You develop a system that works for good mechfights or just general robot shenanigans in the future and people will flock to it.
Luke Rivera
Ayo. Just remember to follow the spirit of rules in sticky. Check 1d4chan.org, it may sometimes be helpful, but many of things in it are outdated
Cameron Lewis
thanks m8!
Owen Watson
A new game IP will not become popular in the current state of the hobby.
Leo Wright
>no fun allowed on the board
Adrian Wilson
Actual question, is there an RPG equivalent to Animal Crossing?
Luke Turner
A d10-based starship skirmish to grand fleet battle game. Skill-based advancement gives about a dozen ship archetypes variance rather than five million varieties of ships. Setting is Space Opera, no ayyyylmaos, just post-galactic-civ planetary empires in resurgence after the collapse of a unified human government. Think anywhere between x-wing and battlefleet gothic, with design and inspiration taking some parts of Halo and Homeworld. Constant updates for balance purposes. Game sizes are Skirmish (low points, 2-4 capitals, basic skills only), Battle (intermediate skills and higher points, think 5-8 capitals), War (10+ capitals, high skills, 4-hour gameplay) and Apocalypse (can't be played except on virtual gameboards, multiple players per side, 50+ capitals per side). Through weekly apocalypse campaigns the story advances at a real-time rate, so after three years since release all parties are in exhaustion, allowing PLOT to happen and armistice timeskip while the overall story is written. Ground Skirmish and dogfighting tabletop games are released, and a SW battlefront 2 not ea version style of vidya gaem is released for massed ground combat.
Landon Evans
Some types of games just work better as video games.
Leo Nguyen
I roll for tastiness of cake I am baking for my neighbor.
Chase Wright
Ping Pong. Unironically.
Blake Jackson
Players each run corporations set in a near future setting across the globe.
David Murphy
I'd play it.
Aaron Robinson
>tfw
Jonathan Anderson
90s boy (or girl) bands
There are different classes or templates based around stock archetypes such as the cute one or the sassy one. Every session has the players traveling to a new town on their tour where they do some shows, sign autographs, and fend off obsessive fans without damaging their reputation or sales.

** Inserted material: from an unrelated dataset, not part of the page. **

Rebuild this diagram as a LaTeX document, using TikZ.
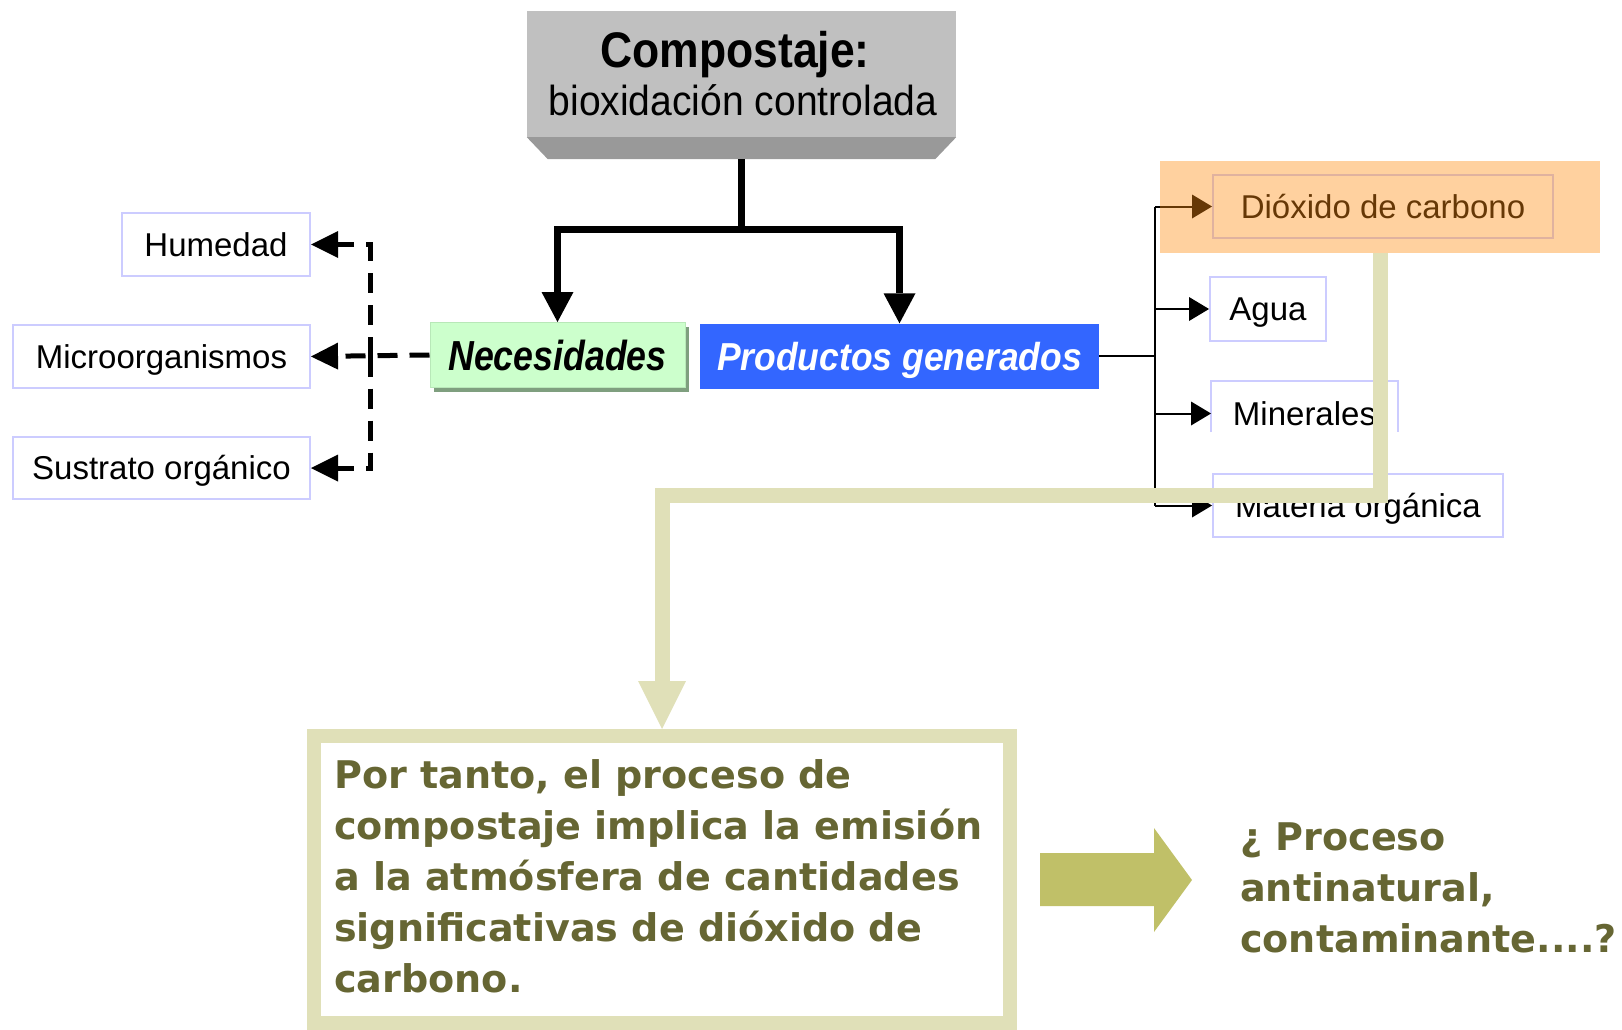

The ultimate objective is to finish your tour (or a series of tours in very long term play) with positive pocket books and positive cultural relevance (people still want to listen to your music). Along the way you may need to record new songs, make deals with shady sex predator executives, and not get your tour bus lost in the mountains.
Juan Jones
I can see this subverted like a Hunter: the Reckoning, TV show of Grimm, Supernatural. Party roams the country as a boy band in disguise dealing with the supernatural between shows, while dealing with writing music, making clips to not draw attention.
Dominic Nguyen
You could try golden sky story or chuubo's marvelous wish-granting engine
Jaxon Phillips
There was a short lived show, Dead Last, about a band that found a cursed amulet that allows them to see ghosts, but the ghosts all want their help. And every time they try to get rid of the amulet, it reappears on their person. So the drummer just kept pawning it for cash. It was a fun show.
Jackson Hughes
I could see a grim but wacky system akin to Lisa doing well enough.
Jaxon Perez
>>someone puts a gun against your head >>"Tell me an underdeveloped genre/niche in tabletop rolepl...
*BANG* Shoot him with my own gun.
Anthony Williams
>"What are ya gonna do, shoot me?"
Ryder Reed
Underwater adventuring. I don't mean just adapting an existing game to underwater setting, I mean starting the system with the assumption that the game will take place underwater and building the system, lore, and character types from there.
Jaxon Diaz
>>someone puts a gun against your head DO IT! PULL THE FUCKING TRIGGER!